Short problem: Pictures aside, quote the whole listing exactly.

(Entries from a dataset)
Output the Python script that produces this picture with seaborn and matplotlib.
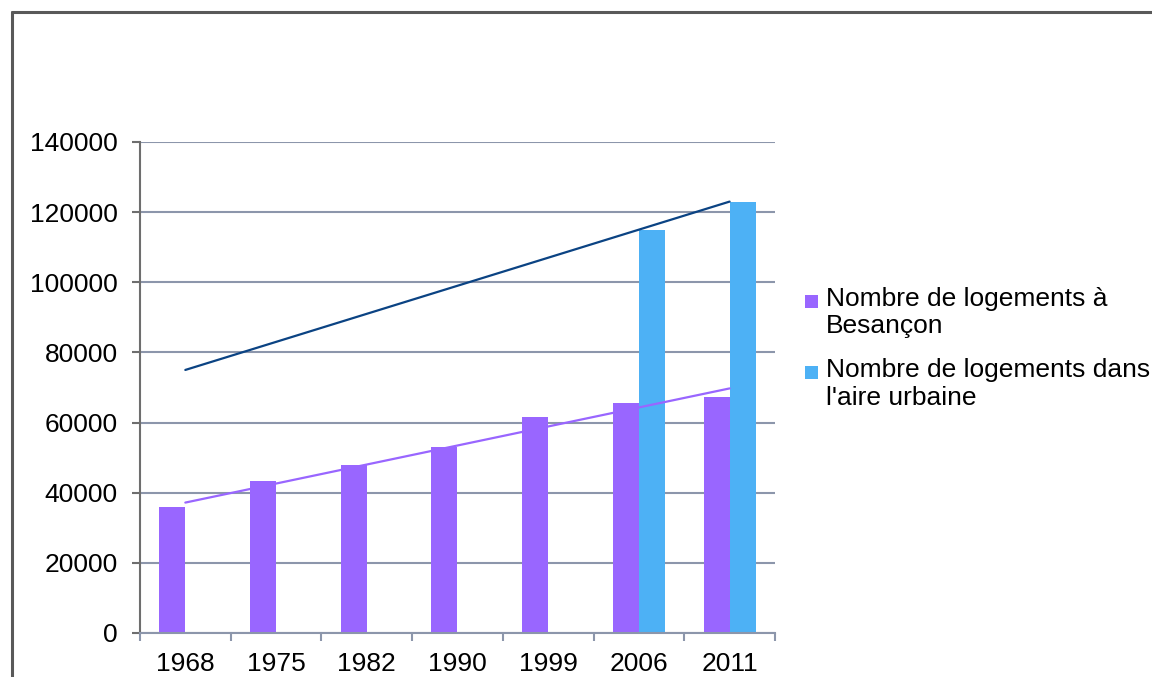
import matplotlib
matplotlib.use("Agg")
import matplotlib.pyplot as plt
from matplotlib.lines import Line2D
from matplotlib.patches import Rectangle
from matplotlib.legend_handler import HandlerPatch
import numpy as np
import pandas as pd
import seaborn as sns

years = ["1968", "1975", "1982", "1990", "1999", "2006", "2011"]
besancon = [36000, 43200, 47800, 53000, 61500, 65500, 67200]
aire_urbaine = [np.nan, np.nan, np.nan, np.nan, np.nan, 115000, 123000]
series_names = ["Nombre de logements à\nBesançon",
                "Nombre de logements dans\nl'aire urbaine"]

purple = "#9966FF"
blue = "#4DB1F5"
navy = "#0B4383"
grid_col = "#8C96AB"

sns.set_style("white")
plt.rcParams["font.family"] = ["Liberation Sans", "DejaVu Sans"]
plt.rcParams["text.color"] = "black"
plt.rcParams["xtick.labelcolor"] = "black"
plt.rcParams["ytick.labelcolor"] = "black"

df = pd.DataFrame({
    "year": years * 2,
    "value": besancon + aire_urbaine,
    "serie": [series_names[0]] * len(years) + [series_names[1]] * len(years),
})

fig = plt.figure(figsize=(11.52, 6.77), dpi=100)
ax = fig.add_axes([0.1215, 0.065, 0.5512, 0.7253])

sns.barplot(data=df, x="year", y="value", hue="serie", order=years,
            hue_order=series_names, palette=[purple, blue], width=0.575,
            saturation=1, errorbar=None, linewidth=0, ax=ax, zorder=2)

# linear trendlines (Excel style) over category positions
pos = np.arange(len(years))
for vals, col in [(besancon, purple), (aire_urbaine, navy)]:
    v = np.array(vals, dtype=float)
    ok = ~np.isnan(v)
    a, b = np.polyfit(pos[ok], v[ok], 1)
    ax.plot([pos[0], pos[-1]], [a * pos[0] + b, a * pos[-1] + b],
            color=col, lw=1.6, zorder=3)

ax.set_ylim(0, 140000)
ax.set_xlim(-0.5, len(years) - 0.5)
ax.set_yticks(np.arange(0, 140001, 20000))
ax.yaxis.grid(True, color=grid_col, lw=1.5, zorder=0)
ax.set_axisbelow(True)
ax.set_xlabel("")
ax.set_ylabel("")

for s in ["top", "right"]:
    ax.spines[s].set_visible(False)
ax.spines["left"].set_color("#6E6E6E")
ax.spines["left"].set_linewidth(1.5)
ax.spines["bottom"].set_color(grid_col)
ax.spines["bottom"].set_linewidth(1.5)

ax.tick_params(axis="y", direction="out", length=6, width=1.5, color="#6E6E6E",
               labelsize=19, pad=10, left=True)
ax.tick_params(axis="x", which="major", length=0, labelsize=19, pad=14)
ax.set_xticks(np.arange(-0.5, len(years)), minor=True)
ax.tick_params(axis="x", which="minor", direction="out", length=6, width=1.5,
               color=grid_col, bottom=True)


# legend square sits next to the first line of the wrapped label
def top_square(legend, orig_handle, xdescent, ydescent, width, height, fontsize):
    s = 0.5 * fontsize
    return Rectangle((-xdescent, -ydescent + height - s * 1.05), s, s)


ax.legend(loc="center left", bbox_to_anchor=(1.03, 0.58), frameon=False,
          fontsize=19, handlelength=0.5, handleheight=1.9, handletextpad=0.3,
          labelspacing=0.75, borderaxespad=0,
          handler_map={Rectangle: HandlerPatch(patch_func=top_square)})

# outer chart frame (cropped at right and bottom)
fx = 11.5 / 1152
fy = 1 - 11.5 / 677
fig.add_artist(Line2D([fx, fx], [-0.05, fy], transform=fig.transFigure,
                      color="#595959", lw=2.2))
fig.add_artist(Line2D([fx, 1.05], [fy, fy], transform=fig.transFigure,
                      color="#595959", lw=2.2))

fig.savefig("out.png", dpi=100)
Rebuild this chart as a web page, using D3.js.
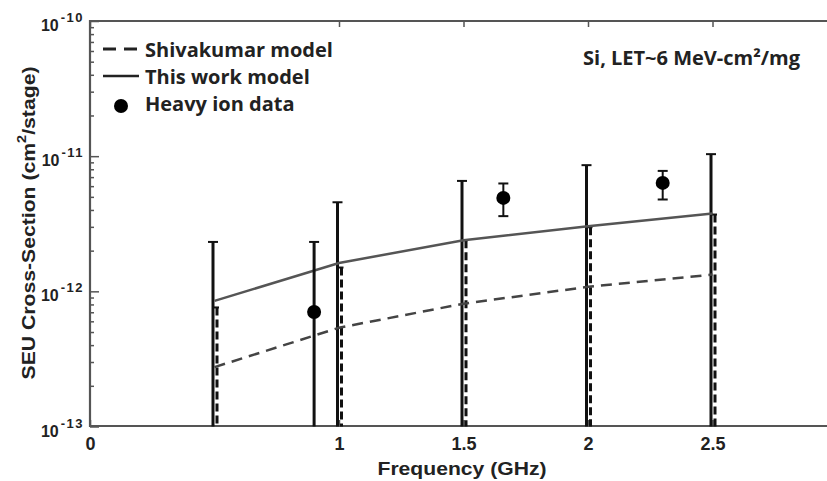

In response:
Output the Python script that produces this picture with seaborn and matplotlib.
import matplotlib
matplotlib.use("Agg")
import matplotlib.pyplot as plt
from matplotlib.lines import Line2D
from matplotlib.patches import Rectangle
from matplotlib.legend_handler import HandlerPatch
import numpy as np
import pandas as pd
import seaborn as sns

years = ["1968", "1975", "1982", "1990", "1999", "2006", "2011"]
besancon = [36000, 43200, 47800, 53000, 61500, 65500, 67200]
aire_urbaine = [np.nan, np.nan, np.nan, np.nan, np.nan, 115000, 123000]
series_names = ["Nombre de logements à\nBesançon",
                "Nombre de logements dans\nl'aire urbaine"]

purple = "#9966FF"
blue = "#4DB1F5"
navy = "#0B4383"
grid_col = "#8C96AB"

sns.set_style("white")
plt.rcParams["font.family"] = ["Liberation Sans", "DejaVu Sans"]
plt.rcParams["text.color"] = "black"
plt.rcParams["xtick.labelcolor"] = "black"
plt.rcParams["ytick.labelcolor"] = "black"

df = pd.DataFrame({
    "year": years * 2,
    "value": besancon + aire_urbaine,
    "serie": [series_names[0]] * len(years) + [series_names[1]] * len(years),
})

fig = plt.figure(figsize=(11.52, 6.77), dpi=100)
ax = fig.add_axes([0.1215, 0.065, 0.5512, 0.7253])

sns.barplot(data=df, x="year", y="value", hue="serie", order=years,
            hue_order=series_names, palette=[purple, blue], width=0.575,
            saturation=1, errorbar=None, linewidth=0, ax=ax, zorder=2)

# linear trendlines (Excel style) over category positions
pos = np.arange(len(years))
for vals, col in [(besancon, purple), (aire_urbaine, navy)]:
    v = np.array(vals, dtype=float)
    ok = ~np.isnan(v)
    a, b = np.polyfit(pos[ok], v[ok], 1)
    ax.plot([pos[0], pos[-1]], [a * pos[0] + b, a * pos[-1] + b],
            color=col, lw=1.6, zorder=3)

ax.set_ylim(0, 140000)
ax.set_xlim(-0.5, len(years) - 0.5)
ax.set_yticks(np.arange(0, 140001, 20000))
ax.yaxis.grid(True, color=grid_col, lw=1.5, zorder=0)
ax.set_axisbelow(True)
ax.set_xlabel("")
ax.set_ylabel("")

for s in ["top", "right"]:
    ax.spines[s].set_visible(False)
ax.spines["left"].set_color("#6E6E6E")
ax.spines["left"].set_linewidth(1.5)
ax.spines["bottom"].set_color(grid_col)
ax.spines["bottom"].set_linewidth(1.5)

ax.tick_params(axis="y", direction="out", length=6, width=1.5, color="#6E6E6E",
               labelsize=19, pad=10, left=True)
ax.tick_params(axis="x", which="major", length=0, labelsize=19, pad=14)
ax.set_xticks(np.arange(-0.5, len(years)), minor=True)
ax.tick_params(axis="x", which="minor", direction="out", length=6, width=1.5,
               color=grid_col, bottom=True)


# legend square sits next to the first line of the wrapped label
def top_square(legend, orig_handle, xdescent, ydescent, width, height, fontsize):
    s = 0.5 * fontsize
    return Rectangle((-xdescent, -ydescent + height - s * 1.05), s, s)


ax.legend(loc="center left", bbox_to_anchor=(1.03, 0.58), frameon=False,
          fontsize=19, handlelength=0.5, handleheight=1.9, handletextpad=0.3,
          labelspacing=0.75, borderaxespad=0,
          handler_map={Rectangle: HandlerPatch(patch_func=top_square)})

# outer chart frame (cropped at right and bottom)
fx = 11.5 / 1152
fy = 1 - 11.5 / 677
fig.add_artist(Line2D([fx, fx], [-0.05, fy], transform=fig.transFigure,
                      color="#595959", lw=2.2))
fig.add_artist(Line2D([fx, 1.05], [fy, fy], transform=fig.transFigure,
                      color="#595959", lw=2.2))

fig.savefig("out.png", dpi=100)
Rebuild this chart as a web page, using D3.js.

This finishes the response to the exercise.